Friends of the couple say Valerie Tieman is a sweet and caring person who was trained as a hairdresser and cosmetologist. She also acted with the Recycled Shakespeare Co., a theater troupe based in Fairfield.
“Everyone who knows her loves her,” Emily Rowden, whose family started the theater group, said Thursday. “We all love her.”
Before police announced a body had been found Tuesday, Karen Pullen, a neighbor who lives across the street from the Tiemans, said Valerie and Luc Tieman moved into the home with his parents at the beginning of the summer. Pullen said Luc Tieman’s father, Alan, is a sixth-grade teacher at Benton Elementary School and his mother, whose name she did not know, is a substitute teacher there.
Pullen said she has lived in her home four years and that Luc Tieman’s parents were living across the road when she moved in.
“They’re quiet. They keep to themselves,” she said. “They are very nice. (Alan Tieman) cuts lilacs off his trees and leaves some for me. He helped my fiancé with the mailbox and the driveway. He’s been out there working on the woodpile very slowly.”
Pullen said she had not met Luc or Valerie Tieman, but once saw her walking up and down the road, looking upset. “They’re good neighbors and I have no complaints,” Pullen said. “All I can do is pray for a good outcome for Valerie.”
Pullen also said she had not seen Luc Tieman’s red pickup truck since Thursday, when police announced Valerie Tieman was missing.
Pullen was stunned Tuesday afternoon to learn that a woman’s body had been found.
“Oh, my God – that poor woman,” she said.
NO ONE ARRESTED TUESDAY
McCausland said police would be securing the Tieman property Tuesday and Wednesday, but declined to say if the house would be searched.
“There’s a lot more work to do here, now that we’ve recovered the remains,” he said.
Asked where Luc Tieman was when the search took place, McCausland said he did not know. He said no one had been arrested Tuesday, and no one was facing charges.
The log cabin home of Luc Tieman’s parents is set back from busy Norridgewock Road on an incline and is partially blocked from view by hardwoods and tall evergreens. An American flag was blowing in the breeze near the house. Fairfield police were at the scene, helping keep people off the property.
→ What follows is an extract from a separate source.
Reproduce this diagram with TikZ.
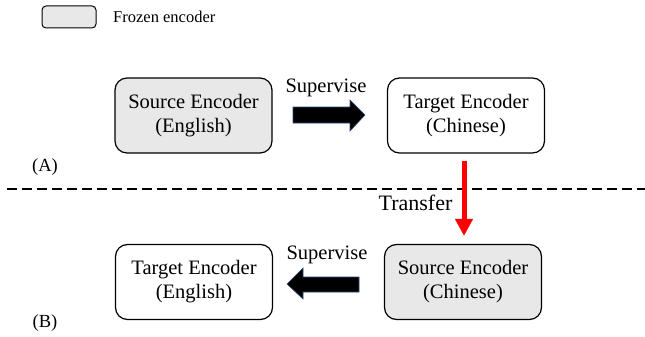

According to Luc Tieman’s Facebook page, he attended Messalonskee High School in Oakland and had served in the Army. A friend said he is disabled.
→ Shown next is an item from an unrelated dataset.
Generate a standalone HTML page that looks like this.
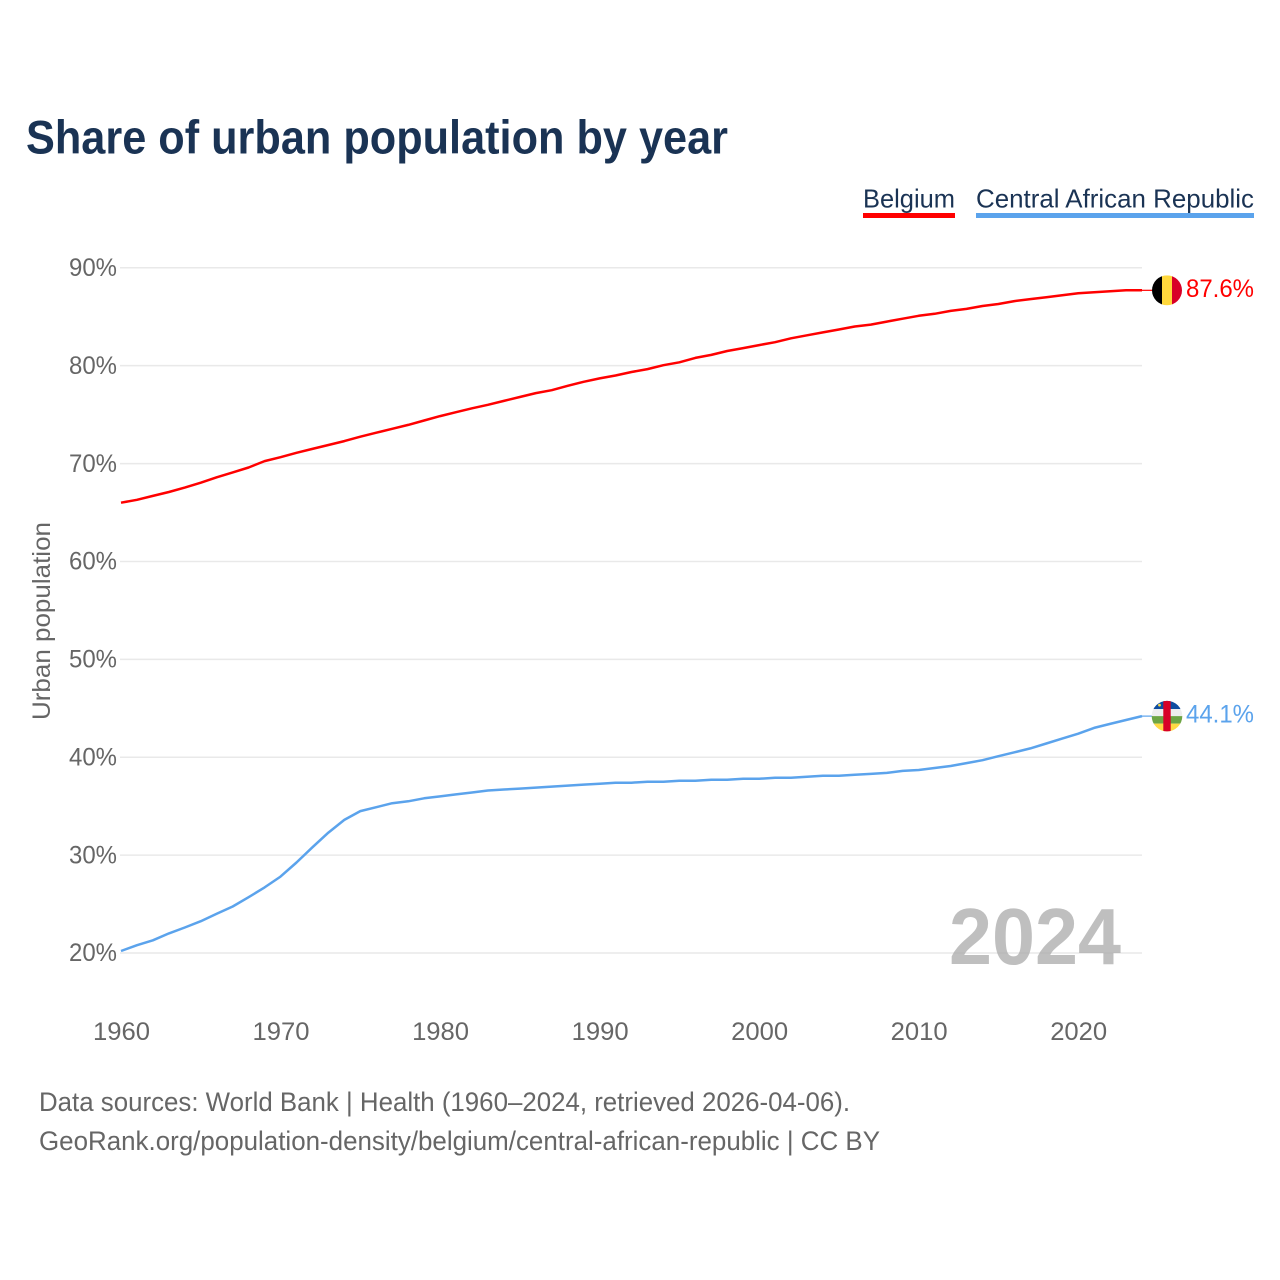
<!DOCTYPE html>
<html lang="en">
<head>
<meta charset="utf-8">
<title>Share of urban population by year</title>
<style>
html,body{margin:0;padding:0;background:#fff}
svg{display:block}
text{font-family:"Liberation Sans",Arial,sans-serif}
</style>
</head>
<body>
<svg id="chart" xmlns="http://www.w3.org/2000/svg" width="1280" height="1280" viewBox="0 0 1280 1280">
  <defs>
    <clipPath id="clip-be"><circle id="clip-be-c" cx="1167" cy="290" r="15"/></clipPath>
    <clipPath id="clip-cf"><circle id="clip-cf-c" cx="1167" cy="716" r="15.3"/></clipPath>
  </defs>
  <rect width="1280" height="1280" fill="#fff"/>
  <text x="26" y="153.5" font-size="47" font-weight="700" fill="#1a3354" textLength="702" lengthAdjust="spacingAndGlyphs">Share of urban population by year</text>

  <g>
    <g>
      <text x="863" y="207.5" font-size="26" fill="#1a3354" textLength="92" lengthAdjust="spacingAndGlyphs">Belgium</text>
      <rect x="863" y="213" width="92" height="5" fill="#ff0000"/>
    </g>
    <g>
      <text x="976" y="207.5" font-size="26" fill="#1a3354" textLength="278" lengthAdjust="spacingAndGlyphs">Central African Republic</text>
      <rect x="976" y="213" width="278" height="5" fill="#5ba3ec"/>
    </g>
  </g>

  <g id="grid"></g>
  <g id="yticks"></g>
  <g id="xticks"></g>

  <text transform="translate(50,720) rotate(-90)" font-size="25" fill="#666" textLength="198" lengthAdjust="spacingAndGlyphs">Urban population</text>

  <text x="949" y="964" font-size="80" font-weight="700" fill="#aaaaaa" fill-opacity="0.75" textLength="172" lengthAdjust="spacingAndGlyphs">2024</text>

  <g id="series"></g>

  <g id="flag-be" clip-path="url(#clip-be)">
    <rect x="1152" y="275" width="10" height="30" fill="#000"/>
    <rect x="1162" y="275" width="10" height="30" fill="#ffd83d"/>
    <rect x="1172" y="275" width="10" height="30" fill="#d80027"/>
  </g>
  <g id="flag-cf" clip-path="url(#clip-cf)">
    <rect x="1151" y="700" width="32" height="9" fill="#0f4da0"/>
    <rect x="1151" y="709" width="32" height="7" fill="#eeeeee"/>
    <rect x="1151" y="716" width="32" height="7.5" fill="#6da544"/>
    <rect x="1151" y="723.5" width="32" height="9" fill="#ffda44"/>
    <rect x="1163.3" y="700" width="7.4" height="32" fill="#d80027"/>
    <circle cx="1159.5" cy="705" r="1.4" fill="#ffda44"/>
  </g>
  <g id="endlabels"></g>

  <text x="39" y="1111" font-size="26.5" fill="#666" textLength="811" lengthAdjust="spacingAndGlyphs">Data sources: World Bank | Health (1960–2024, retrieved 2026-04-06).</text>
  <text x="39" y="1150" font-size="26.5" fill="#666" textLength="841" lengthAdjust="spacingAndGlyphs">GeoRank.org/population-density/belgium/central-african-republic | CC BY</text>
</svg>
<script>
const years = [1960,1961,1962,1963,1964,1965,1966,1967,1968,1969,1970,1971,1972,1973,1974,1975,1976,1977,1978,1979,1980,1981,1982,1983,1984,1985,1986,1987,1988,1989,1990,1991,1992,1993,1994,1995,1996,1997,1998,1999,2000,2001,2002,2003,2004,2005,2006,2007,2008,2009,2010,2011,2012,2013,2014,2015,2016,2017,2018,2019,2020,2021,2022,2023,2024];
const belgium = [66.0,66.3,66.7,67.1,67.55,68.05,68.6,69.1,69.6,70.25,70.65,71.1,71.5,71.9,72.3,72.75,73.15,73.55,73.95,74.4,74.85,75.25,75.65,76.0,76.4,76.8,77.2,77.5,77.95,78.35,78.7,79.0,79.35,79.65,80.05,80.35,80.8,81.1,81.5,81.8,82.1,82.4,82.8,83.1,83.4,83.7,84.0,84.2,84.5,84.8,85.1,85.3,85.6,85.8,86.1,86.3,86.6,86.8,87.0,87.2,87.4,87.5,87.6,87.7,87.7];
const car = [20.2,20.8,21.3,22.0,22.6,23.25,24.0,24.75,25.7,26.7,27.8,29.25,30.8,32.3,33.6,34.5,34.9,35.3,35.5,35.8,36.0,36.2,36.4,36.6,36.7,36.8,36.9,37.0,37.1,37.2,37.3,37.4,37.4,37.5,37.5,37.6,37.6,37.7,37.7,37.8,37.8,37.9,37.9,38.0,38.1,38.1,38.2,38.3,38.4,38.6,38.7,38.9,39.1,39.4,39.7,40.1,40.5,40.9,41.4,41.9,42.4,43.0,43.4,43.8,44.2];
const yTickValues = [20,30,40,50,60,70,80,90];
const yTickLabels = ['20%','30%','40%','50%','60%','70%','80%','90%'];
const xTickValues = [1960,1970,1980,1990,2000,2010,2020];
const xTickLabels = ['1960','1970','1980','1990','2000','2010','2020'];
const endLabels = ['87.6%','44.1%'];

const NS = 'http://www.w3.org/2000/svg';
const xScale = v => 121 + (v - 1960) * (1142 - 121) / 64;
const yScale = v => 953 - (v - 20) * (953 - 267.8) / 70;
const mk = (tag, parent) => { const e = document.createElementNS(NS, tag); parent.appendChild(e); return e; };

const gridG = document.getElementById('grid');
const yG = document.getElementById('yticks');
yTickValues.forEach((v, i) => {
  const l = mk('line', gridG);
  
  
  l.setAttribute('x1', 120);
  l.setAttribute('x2', 1142);
  l.setAttribute('y1', yScale(v));
  l.setAttribute('y2', yScale(v));
  l.setAttribute('stroke', '#e9e9e9');
  l.setAttribute('stroke-width', 1.5);
  const t = mk('text', yG);
  
  
  t.setAttribute('x', 69);
  t.setAttribute('y', yScale(v) + 8.2);
  t.setAttribute('font-size', 25);
  t.setAttribute('fill', '#666');
  t.setAttribute('textLength', 48);
  t.setAttribute('lengthAdjust', 'spacingAndGlyphs');
  t.textContent = yTickLabels[i];
});

const xG = document.getElementById('xticks');
xTickValues.forEach((v, i) => {
  const t = mk('text', xG);
  
  
  t.setAttribute('x', xScale(v) - 28);
  t.setAttribute('y', 1040);
  t.setAttribute('font-size', 25);
  t.setAttribute('fill', '#666');
  t.setAttribute('textLength', 57);
  t.setAttribute('lengthAdjust', 'spacingAndGlyphs');
  t.textContent = xTickLabels[i];
});

const seriesG = document.getElementById('series');
const labelG = document.getElementById('endlabels');
[[belgium, '#ff0000', 'belgium'], [car, '#5ba3ec', 'central-african-republic']].forEach((s, k) => {
  const p = mk('polyline', seriesG);
  
  
  p.setAttribute('fill', 'none');
  p.setAttribute('stroke', s[1]);
  p.setAttribute('stroke-width', 2.5);
  p.setAttribute('stroke-linejoin', 'round');
  p.setAttribute('points', s[0].map((v, i) => xScale(years[i]).toFixed(1) + ',' + yScale(v).toFixed(1)).join(' '));
  const lastY = yScale(s[0][s[0].length - 1]);
  const c = mk('line', seriesG);
  
  
  c.setAttribute('x1', 1142);
  c.setAttribute('x2', 1153);
  c.setAttribute('y1', lastY);
  c.setAttribute('y2', lastY);
  c.setAttribute('stroke', s[1]);
  c.setAttribute('stroke-width', 1.2);
  const t = mk('text', labelG);
  
  
  t.setAttribute('x', 1186);
  t.setAttribute('y', lastY + 6.5);
  t.setAttribute('font-size', 25);
  t.setAttribute('fill', s[1]);
  t.setAttribute('textLength', 68);
  t.setAttribute('lengthAdjust', 'spacingAndGlyphs');
  t.textContent = endLabels[k];
  const flagId = k === 0 ? 'be' : 'cf';
  const baseY = k === 0 ? 290 : 716;
  document.getElementById('flag-' + flagId).setAttribute('transform', 'translate(0,' + (lastY - baseY) + ')');
});
</script>
</body>
</html>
In several Facebook messages to a Morning Sentinel reporter from Thursday through Monday, Luc Tieman said his wife had “run off” before – he wouldn’t elaborate further – and he was not mad at her, just wanted her back.
He agreed to an in-person interview with the Morning Sentinel late Monday afternoon and asked that a reporter meet him on Norridgewock Road because he did not want people at his parents’ house. However, he postponed the interview at the last minute, saying in a Facebook message that his family was discouraging him from speaking publicly.
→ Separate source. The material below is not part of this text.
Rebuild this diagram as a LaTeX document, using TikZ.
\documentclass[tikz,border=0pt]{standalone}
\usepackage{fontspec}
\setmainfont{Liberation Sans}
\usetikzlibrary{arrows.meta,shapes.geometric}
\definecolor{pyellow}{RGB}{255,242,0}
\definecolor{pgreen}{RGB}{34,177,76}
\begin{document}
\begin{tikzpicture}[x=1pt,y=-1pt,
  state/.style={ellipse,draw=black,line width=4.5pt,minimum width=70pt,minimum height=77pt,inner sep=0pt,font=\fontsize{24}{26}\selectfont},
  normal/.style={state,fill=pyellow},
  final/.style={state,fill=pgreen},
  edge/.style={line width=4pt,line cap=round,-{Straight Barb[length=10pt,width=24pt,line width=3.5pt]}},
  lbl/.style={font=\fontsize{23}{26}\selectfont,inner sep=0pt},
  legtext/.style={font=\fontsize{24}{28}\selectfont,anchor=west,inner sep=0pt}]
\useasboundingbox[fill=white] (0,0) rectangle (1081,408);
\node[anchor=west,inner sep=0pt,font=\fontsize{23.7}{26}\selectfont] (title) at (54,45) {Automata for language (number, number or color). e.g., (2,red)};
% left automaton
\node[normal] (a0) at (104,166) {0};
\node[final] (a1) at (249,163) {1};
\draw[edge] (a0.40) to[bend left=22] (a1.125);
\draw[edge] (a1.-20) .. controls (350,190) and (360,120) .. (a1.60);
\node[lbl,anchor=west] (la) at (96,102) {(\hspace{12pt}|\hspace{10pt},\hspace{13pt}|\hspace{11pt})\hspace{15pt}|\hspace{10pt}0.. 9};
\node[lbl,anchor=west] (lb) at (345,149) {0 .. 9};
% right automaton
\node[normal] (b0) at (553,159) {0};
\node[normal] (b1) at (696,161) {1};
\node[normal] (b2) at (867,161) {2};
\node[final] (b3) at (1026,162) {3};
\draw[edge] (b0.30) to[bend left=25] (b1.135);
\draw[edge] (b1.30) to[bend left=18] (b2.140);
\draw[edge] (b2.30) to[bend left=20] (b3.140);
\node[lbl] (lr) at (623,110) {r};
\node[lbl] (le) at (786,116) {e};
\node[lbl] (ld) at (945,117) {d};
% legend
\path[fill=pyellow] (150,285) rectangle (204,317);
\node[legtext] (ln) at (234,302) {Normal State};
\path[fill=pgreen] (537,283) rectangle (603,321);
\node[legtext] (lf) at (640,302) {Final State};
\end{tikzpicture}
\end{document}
“Hopefully, they will find her or she will turn herself in by then,” he wrote.
He did not return Facebook messages sent to him Tuesday while police were searching his parents’ property.
In an interview Monday with WCSH-TV, Luc Tieman said it was “not like her” to be missing so long without contacting anyone and said he was on “good terms” with his wife before she disappeared. Yet he also said in the same interview that Valerie had told him the day she disappeared that she’d leave and never come back.
“I just want her to come out,” he told the TV station Monday. “Don’t be scared. No one’s going to get her. No one cares what she’s done.”